Turn mechanisms into actionable behavior through these heuristics:

  • Monitor utilization by pool, not just aggregate APY. High utilization increases the chance of rapid rate jumps and thin liquidity.
  • Maintain a health factor buffer. Don’t run close to liquidation thresholds during earnings calls or macro announcements—price volatility matters more than you think.
  • Prefer widely liquid pools for large positions. Asset depth reduces slippage and the odds that you’ll be unable to rebalance quickly.
  • Consider chain selection as risk selection. If you need predictable settlement and oracle robustness, the Ethereum mainnet will often be preferable to smaller chains.
  • Treat GHO like any other protocol-native money: useful for yields and borrowing, but it changes counterparty exposures and governance sensitivity.
  • Beware of custody complacency. Non-custodial means self-custody responsibility—private key loss is unrecoverable.

Where Aave can break—and what signals to watch next

Aave’s fault modes are instructive because they’re not exotic: oracle outages or manipulation, mass liquidations from rapid price declines, cross-chain bridge failures, and governance delays. Watch these signals closely: sudden spikes in utilization, large off-protocol token movements, governance proposals that change risk parameters, and on-chain oracle anomalies. Each is an early-warning signal; their co-occurrence raises the conditional probability of systemic stress.

Forward-looking scenarios are conditional, not prophetic. If Aave sees steady growth of native GHO usage paired with concentrated minting rights or weak market-making, that could amplify stablecoin-run dynamics in stress. Conversely, improved oracle decentralization and conservative LTV settings could materially reduce liquidation cascades. The evidence supports multiple plausible paths; watch incentives and concentration metrics to judge which path the protocol is following.

Frequently asked questions

How does interest-rate dynamics protect lenders?

Interest-rate curves raise borrowing costs as utilization increases, which discourages additional borrowing and raises supply yields to attract liquidity. Mechanistically, it’s a feedback loop: higher demand → higher borrowing cost → higher supply reward or reduced borrow demand. This reduces short-term insolvency risks but doesn’t prevent shortages when liquidity is withdrawn en masse.

Can governance changes suddenly make my position riskier?

Yes. Governance can change LTVs, collateral factors, or list/unlist assets. While proposal processes usually have notice periods, changes can occur that alter the risk profile of assets you hold or borrow. Treat governance as a variable in your risk model and check proposals affecting assets you use.

Is using Aave safer on mainnet than on an L2?

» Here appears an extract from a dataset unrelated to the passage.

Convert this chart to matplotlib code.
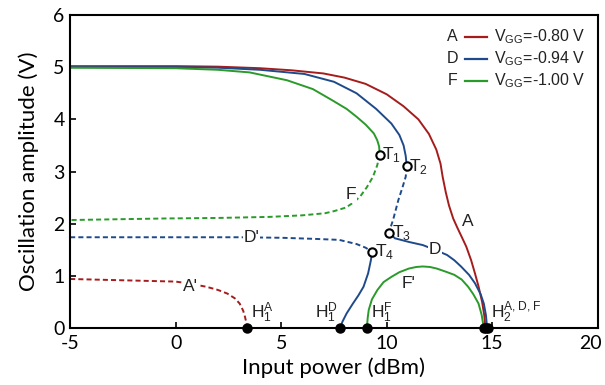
import matplotlib
matplotlib.use("Agg")
import matplotlib.pyplot as plt
from matplotlib.transforms import ScaledTranslation

plt.rcParams["axes.unicode_minus"] = False
plt.rcParams["mathtext.fontset"] = "custom"
plt.rcParams["mathtext.rm"] = "Liberation Sans"

RED, BLUE, GREEN = "#a51c1c", "#1f4a8a", "#2a9a2a"

# A (V_GG=-0.80 V)
A_x = [-5, 0, 2, 4, 5.5, 7, 8, 9, 10, 10.8, 11.5, 12.0, 12.35, 12.55, 12.65, 12.7, 12.8,
       12.95, 13.15, 13.35, 13.55, 13.77, 14.0, 14.18, 14.35, 14.52, 14.62, 14.68]
A_y = [5.02, 5.02, 5.01, 4.98, 4.94, 4.88, 4.8, 4.68, 4.48, 4.25, 4.0, 3.72, 3.42, 3.15,
       2.9, 2.8, 2.6, 2.35, 2.1, 1.92, 1.75, 1.56, 1.3, 1.05, 0.8, 0.5, 0.25, 0.0]
Ap_x = [-5, -3, -1, 0, 0.7, 1.46, 2.0, 2.45, 2.8, 3.03, 3.2, 3.28, 3.35, 3.4]
Ap_y = [0.94, 0.92, 0.9, 0.89, 0.85, 0.79, 0.73, 0.66, 0.57, 0.47, 0.33, 0.22, 0.1, 0.0]

# D (V_GG=-0.94 V)
D_up_x = [-5, 0, 2, 4, 6.1, 7.5, 8.57, 9.5, 10.22, 10.6, 10.8, 10.9, 10.95]
D_up_y = [5.0, 5.0, 4.99, 4.95, 4.87, 4.72, 4.5, 4.2, 3.92, 3.7, 3.5, 3.3, 3.1]
D_mid_x = [10.95, 10.9, 10.75, 10.55, 10.3, 10.1]
D_mid_y = [3.1, 2.9, 2.7, 2.45, 2.07, 1.83]
D_low_x = [10.1, 10.39, 11.05, 11.71, 12.28, 12.86, 13.2, 13.52, 13.9, 14.18, 14.45, 14.6, 14.7, 14.76]
D_low_y = [1.83, 1.72, 1.65, 1.59, 1.5, 1.4, 1.3, 1.18, 1.02, 0.86, 0.65, 0.47, 0.25, 0.0]
Dp_x = [-5, 0, 3, 5, 6.5, 7.74, 8.57, 9.0, 9.31]
Dp_y = [1.74, 1.74, 1.74, 1.73, 1.71, 1.69, 1.61, 1.54, 1.46]
D_h1_x = [9.31, 9.25, 9.12, 8.9, 8.65, 8.4, 8.1, 7.9, 7.8]
D_h1_y = [1.46, 1.3, 1.05, 0.79, 0.62, 0.47, 0.28, 0.12, 0.0]

# F (V_GG=-1.00 V)
F_up_x = [-5, 0, 2, 3.5, 5.27, 6.5, 7.4, 8.1, 8.57, 9.0, 9.39, 9.55, 9.64, 9.67]
F_up_y = [4.99, 4.98, 4.95, 4.9, 4.75, 4.58, 4.37, 4.2, 4.05, 3.9, 3.73, 3.6, 3.48, 3.32]
F_dash_x = [9.67, 9.55, 9.35, 9.06, 8.74, 8.4, 8.07, 7.5, 7.07, 6, 4.43, 2, -0.5, -5]
F_dash_y = [3.32, 3.12, 2.9, 2.7, 2.52, 2.4, 2.31, 2.24, 2.2, 2.16, 2.13, 2.11, 2.1, 2.07]
Fp_x = [9.06, 9.1, 9.15, 9.3, 9.56, 9.85, 10.22, 10.6, 11.05, 11.4, 11.71, 12.05, 12.37,
        12.8, 13.2, 13.55, 13.86, 14.1, 14.35, 14.5, 14.6]
Fp_y = [0.0, 0.2, 0.35, 0.55, 0.73, 0.88, 0.98, 1.07, 1.14, 1.17, 1.18, 1.17, 1.14,
        1.08, 1.02, 0.93, 0.79, 0.65, 0.47, 0.25, 0.0]

T_x = [9.67, 10.95, 10.1, 9.31]
T_y = [3.32, 3.1, 1.83, 1.46]
T_lab = ["T$_1$", "T$_2$", "T$_3$", "T$_4$"]
H_x = [3.4, 7.8, 9.06, 14.6, 14.7, 14.78]

legend_keys = ["A", "D", "F"]
legend_vgg = ["-0.80", "-0.94", "-1.00"]

fig = plt.figure(figsize=(6.05, 3.85), dpi=100)
ax = fig.add_axes([0.116, 0.148, 0.872, 0.813])

lw = 1.4
dash = (0, (2.6, 1.6))
ax.plot(A_x, A_y, color=RED, lw=lw)
ax.plot(Ap_x, Ap_y, color=RED, lw=lw, linestyle=dash)
ax.plot(D_up_x, D_up_y, color=BLUE, lw=lw)
ax.plot(D_mid_x, D_mid_y, color=BLUE, lw=lw, linestyle=dash)
ax.plot(D_low_x, D_low_y, color=BLUE, lw=lw)
ax.plot(Dp_x, Dp_y, color=BLUE, lw=lw, linestyle=dash)
ax.plot(D_h1_x, D_h1_y, color=BLUE, lw=lw)
ax.plot(F_up_x, F_up_y, color=GREEN, lw=lw)
ax.plot(F_dash_x, F_dash_y, color=GREEN, lw=lw, linestyle=dash)
ax.plot(Fp_x, Fp_y, color=GREEN, lw=lw)

ax.plot(T_x, T_y, "o", ms=6, mfc="white", mec="black", mew=1.5, zorder=5)
ax.plot(H_x, [0] * len(H_x), "o", ms=6.5, color="black", clip_on=False, zorder=6)

tf = dict(family="Liberation Sans", fontsize=12.5, color="#222222")
white = dict(boxstyle="square,pad=0.05", fc="white", ec="none")
for (tx, ty, lab, dx) in zip(T_x, T_y, T_lab, [0.12, 0.12, 0.15, 0.15]):
    ax.text(tx + dx, ty, lab, ha="left", va="center", **tf)

ax.text(0.72, 0.80, "A'", ha="center", va="center", bbox=white, zorder=4, **tf)
ax.text(3.6, 1.74, "D'", ha="center", va="center", bbox=white, zorder=4, **tf)
ax.text(8.3, 2.56, "F", ha="center", va="center", bbox=white, zorder=4, **tf)
ax.text(12.3, 1.5, "D", ha="center", va="center", bbox=white, zorder=4, **tf)
ax.text(13.85, 2.05, "A", ha="center", va="center", **tf)
ax.text(11.05, 0.86, "F'", ha="center", va="center", **tf)

ax.text(3.55, 0.05, r"$\mathregular{H_1^A}$", ha="left", va="bottom", **tf)
ax.text(7.7, 0.05, r"$\mathregular{H_1^D}$", ha="right", va="bottom", **tf)
ax.text(9.25, 0.05, r"$\mathregular{H_1^F}$", ha="left", va="bottom", **tf)
ax.text(14.95, 0.05, r"$\mathregular{H_2^{A,D,F}}$", ha="left", va="bottom", **tf)

# hand-made legend: letter, short line, label
for i, (k, v, c) in enumerate(zip(legend_keys, legend_vgg, [RED, BLUE, GREEN])):
    yy = 0.93 - i * 0.07
    ax.text(0.735, yy, k, transform=ax.transAxes, ha="right", va="center",
            family="Liberation Sans", fontsize=11.5, color="#222222")
    ax.plot([0.748, 0.79], [yy, yy], transform=ax.transAxes, color=c, lw=1.6)
    ax.text(0.803, yy, r"$\mathregular{V_{GG}}$=" + v + " V", transform=ax.transAxes,
            ha="left", va="center", family="Liberation Sans", fontsize=11.5, color="#222222")

ax.set_xlim(-5, 20)
ax.set_ylim(0, 6)
ax.set_xticks([-5, 0, 5, 10, 15, 20])
ax.set_yticks([0, 1, 2, 3, 4, 5, 6])
ax.tick_params(direction="in", length=4, width=1.2, labelsize=14)
ax.tick_params(axis="x", pad=5)
ax.tick_params(axis="y", pad=4)
for lab in ax.get_xticklabels() + ax.get_yticklabels():
    lab.set_family("Lato")
# last x label sits right at the figure edge, nudge it in a little
last = ax.get_xticklabels()[-1]
last.set_transform(last.get_transform() + ScaledTranslation(-5 / 72, 0, fig.dpi_scale_trans))
for s in ax.spines.values():
    s.set_linewidth(1.5)
ax.set_xlabel("Input power (dBm)", family="Lato", fontsize=16, labelpad=4)
ax.set_ylabel("Oscillation amplitude (V)", family="Lato", fontsize=16, labelpad=10)

fig.savefig("out.png", dpi=100)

Not uniformly safer, but different. Mainnet typically offers deeper liquidity and more robust oracle setups; L2s offer lower gas costs and faster settlement but may have thinner markets and different bridge risks. Choose based on liquidity needs, cost sensitivity, and your tolerance for bridge or chain-specific risks.

How should I think about GHO in my portfolio?

GHO is a protocol-native stablecoin and therefore introduces governance- and protocol-concentration risks that external stablecoins do not. Evaluate GHO for yield or borrowing based on your view of Aave governance, on-chain demand for the coin, and what happens to redemption or collateralization mechanics under stress.

Finally, if you want a concise place to start exploring the protocol’s live parameters, risk settings, and community resources, the Aave project hub provides primary documentation and tooling—see aave. Use it as a map, not a promise: the protocol encodes the rules, but your outcomes depend on timing, leverage, and operational choices.

Risk management in Aave is less about trusting a single safety feature and more about assembling layers: prudent collateral choices, buffer-minded health factors, chain-aware operations, and active governance attention. Those layered defenses will not make risk vanish, but they change the odds in your favor when markets test the protocol.